Vgl. zur verfassungsrechtlichen Bedeutung des Ausschlusses bestimmter Gruppen aus der "Volksgemeinschaft" im Übrigen auch BVerfG, Urteil vom 17. Januar 2017 - 2 BvB 1/13 -, BVerfGE 144, 20 = juris, Rn. 844.

Die in dem Wahlwerbespot zum Ausdruck kommende Meinungsäußerung ist weiter auch geeignet, den öffentlichen Frieden zu gefährden. Eine solche Eignung liegt vor, wenn die Äußerung die latent vorhandene Gewaltbereitschaft gegenüber Teilen der Bevölkerung vertiefen kann. Der Werbespot ist geeignet, die Gewaltbereitschaft zu stärken und die Gewaltschwelle herabzusetzen. Dem maßgeblichen Durchschnittsbeobachter drängt sich bereits bei der Aussage, "(w)eil der Staat wegsieht oder nicht mehr in der Lage ist zu handeln, hat die NPD mit ihrer "Schutzzonen-Kampagne" selbst die Initiative ergriffen. Wir reden nicht nur, wir sind da, wo der Bürger uns braucht", zwangsläufig das Verständnis auf, allen nicht in die "Schutzzonen-Kampagne" einbezogenen Personen sei jedenfalls das Recht auf körperliche Unversehrtheit abzusprechen. Gewalt und das eigenmächtige Vorgehen gegen Teile der Bevölkerung werden insoweit als legitimes Mittel propagiert. Dieses Verständnis wird verstärkt durch die eingangs des Spots zu hörenden Geräusche einer Waffe, die geladen wird, und eines Schusses.
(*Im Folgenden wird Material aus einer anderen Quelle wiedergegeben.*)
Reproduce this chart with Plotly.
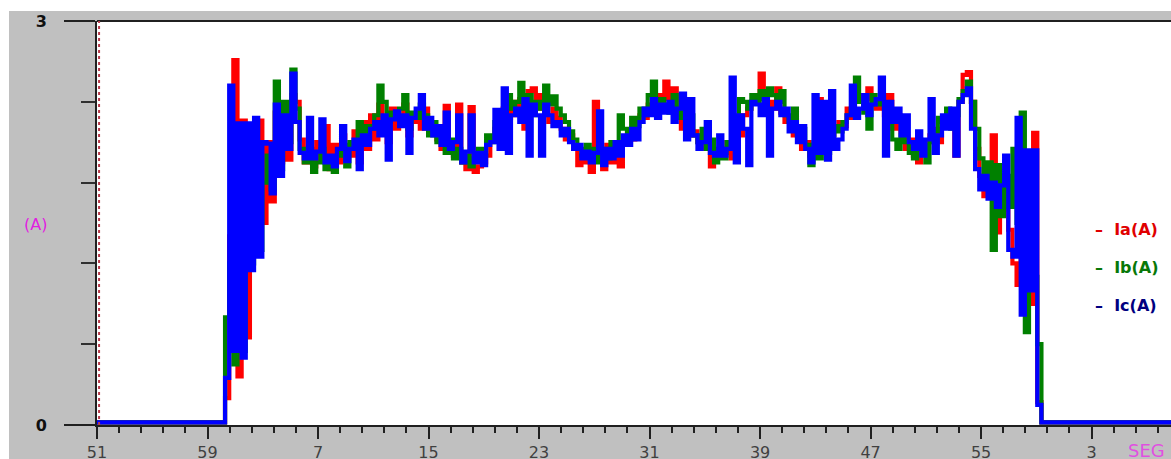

An der Erfüllung auch des subjektiven Tatbestandes des § 130 Abs. 1 Nr. 2 StGB bestehen schließlich keine Zweifel.

Die Kostenentscheidung beruht auf den § 154 Abs. 1 VwGO.

Die Festsetzung des Wertes des Streitgegenstandes folgt aus den §§ 52 Abs. 2, 53 Abs. 3 Nr. 1 GKG. Angesichts der von der Antragstellerin erstrebten Vorwegnahme der Hauptsache war der volle Auffangstreitwert anzusetzen (vgl. Ziffer 1.5 des Streitwertkatalogs für die Verwaltungsgerichtsbarkeit 2013). Insoweit war der Beschluss des Verwaltungsgerichts nach § 63 Abs. 3 Satz 1 Nr. 2 GKG von Amts wegen zu ändern.